Brett Pinegar

View Original

Living to Fight Another Day?

Are you Adapting and absorbing are the keys to dealing with difficulty. In ‘How to Thrive in Turbulent Markets’ in the February 2009 issue of the Harvard Business Review, Donald Sull uses the metaphor of a prize fighter and their skills of adaption and absorption to explain what it takes to overcome challenges. It’s a great article and for the moment can be found online for free.

Recently I’ve come to understand that these two concepts don’t serve the same purpose and aren’t equally important. Absorption only gives you time. Adaption gives you a way out.

At the suggestion of a good friend, I been reading Influencer: The Power to Change Anything by Al Switzler. One of Switzler’s ideas is that absorbing or coping is easier than adapting or influencing. We tend to survive our challenges instead of turning them into opportunities. Here’s how Al said it:

People tend to be better copers than influencers. In fact, we’re wonderful at inventing ways to cope. For instance, at work we abandon our quality-control program and install full-time inspectors. Nobody will listen. Instead of fixing lousy schools, we complain to our friends and then backfill by tutoring our children. It’s the best we can do. And when it comes to diet and exercise, we own two or three different-sized wardrobes. It’s impossible to stick to a diet.

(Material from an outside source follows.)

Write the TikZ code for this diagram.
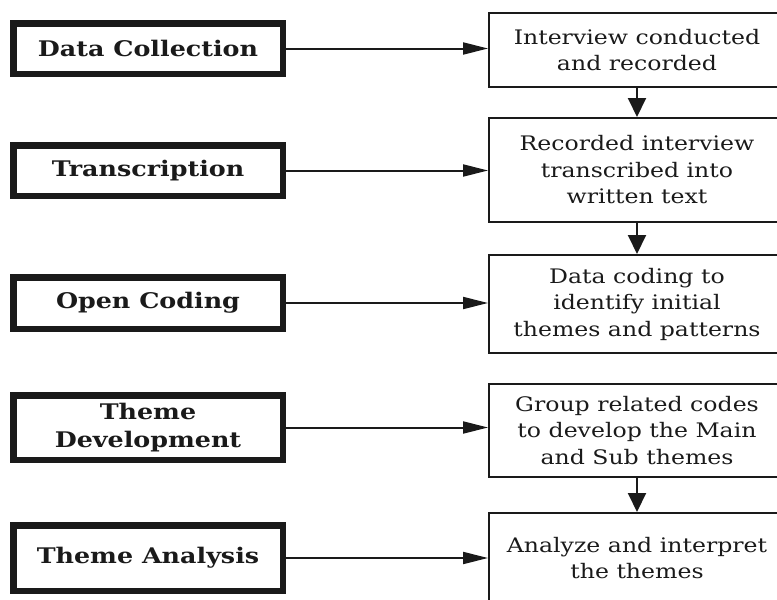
\documentclass[tikz,border=0pt]{standalone}
\usepackage{fontspec}
\setmainfont{DejaVu Serif}[FakeStretch=1.18]
\usetikzlibrary{arrows.meta}
\definecolor{ink}{HTML}{1A1A1A}
\tikzset{
  stage/.style={draw=ink, line width=6.5pt, minimum width=269.5pt, inner sep=0pt,
    align=center, text=ink, font=\bfseries\fontsize{21.5}{28}\selectfont},
  detail/.style={draw=ink, line width=2pt, minimum width=296pt, inner sep=0pt,
    align=center, text=ink, font=\fontsize{20}{26.5}\selectfont},
  harrow/.style={draw=ink, line width=2pt, -{Triangle[length=25pt,width=12pt]}},
  varrow/.style={draw=ink, line width=2pt, -{Triangle[length=19pt,width=18pt]}}
}
\begin{document}
\begin{tikzpicture}[x=1pt,y=-1pt]
\useasboundingbox (0,0) rectangle (777,600);
\clip (0,0) rectangle (777,600);
% left stage boxes
\node[stage, minimum height=50.5pt] (L1) at (148,48.5) {Data Collection};
\node[stage, minimum height=50.5pt] (L2) at (148,170.5) {Transcription};
\node[stage, minimum height=51.5pt] (L3) at (148,303) {Open Coding};
\node[stage, minimum height=64.5pt] (L4) at (148,427.5) {Theme\\Development};
\node[stage, minimum height=65.5pt] (L5) at (148,558) {Theme Analysis};
% right detail boxes
\node[detail, minimum height=74pt] (R1) at (637,50) {Interview conducted\\and recorded};
\node[detail, minimum height=104pt] (R2) at (637,170) {Recorded interview\\transcribed into\\written text};
\node[detail, minimum height=98pt] (R3) at (637,304) {Data coding to\\identify initial\\themes and patterns};
\node[detail, minimum height=93pt] (R4) at (637,430.5) {Group related codes\\to develop the Main\\and Sub themes};
\node[detail, minimum height=90pt] (R5) at (637,558) {Analyze and interpret\\the themes};
% horizontal connectors
\foreach \i in {1,...,5}{
  \draw[harrow] (L\i.east) -- (L\i.east -| R\i.west);
}
% vertical connectors
\draw[varrow] (R1.south) -- (R2.north);
\draw[varrow] (R2.south) -- (R3.north);
\draw[varrow] (R4.south) -- (R5.north);
\end{tikzpicture}
\end{document}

Consider the following international example of coping. Not long ago the world celebrated the birthday of one of the smallest yet most successful organisms on the planet—a terrifying organism called HIV. A review of the proceedings of its birthday party in Toronto—the 16th International AIDS Conference—demonstrates our universal lack of confidence that we can actually change what people do. Of the speeches, classes, and activities that took place at that conference, over 90 percent dealt with how to cope with the effects of AIDS. Of course, helping AIDS sufferers is essential. We should spend time talking about how to reduce discrimination against sufferers and how to dramatically increase access to medicines. But it’s indicative of our collective sense of powerlessness that less than 10 percent of the speeches at the international AIDS conference even speculated on how to change the behavior that drives the disease in the first place. Here we have a disease that would never infect another human being if people simply thought and behaved differently, and yet the central forum for discussing the pandemic hardly touched on the topic of human behavior.

The administration must do more than just cope with the problems in our financial system. We need to use this opportunity to change things for the better, not just live to fight another day. We need to adapt and influence the outcomes.

According to Switzler, the key to adapting is finding the few vital behaviors that break the cycle of self-perpetuating problems. What are the vital behaviors that can make all the difference?

For starters, I’d suggest accountability. Accountability is more than responsibility when things go well, it is living with the consequences when things go badly. We’re not very good at allowing organizations to live with the consequences of bad decisions and by so doing we limit learning and behaviors never change.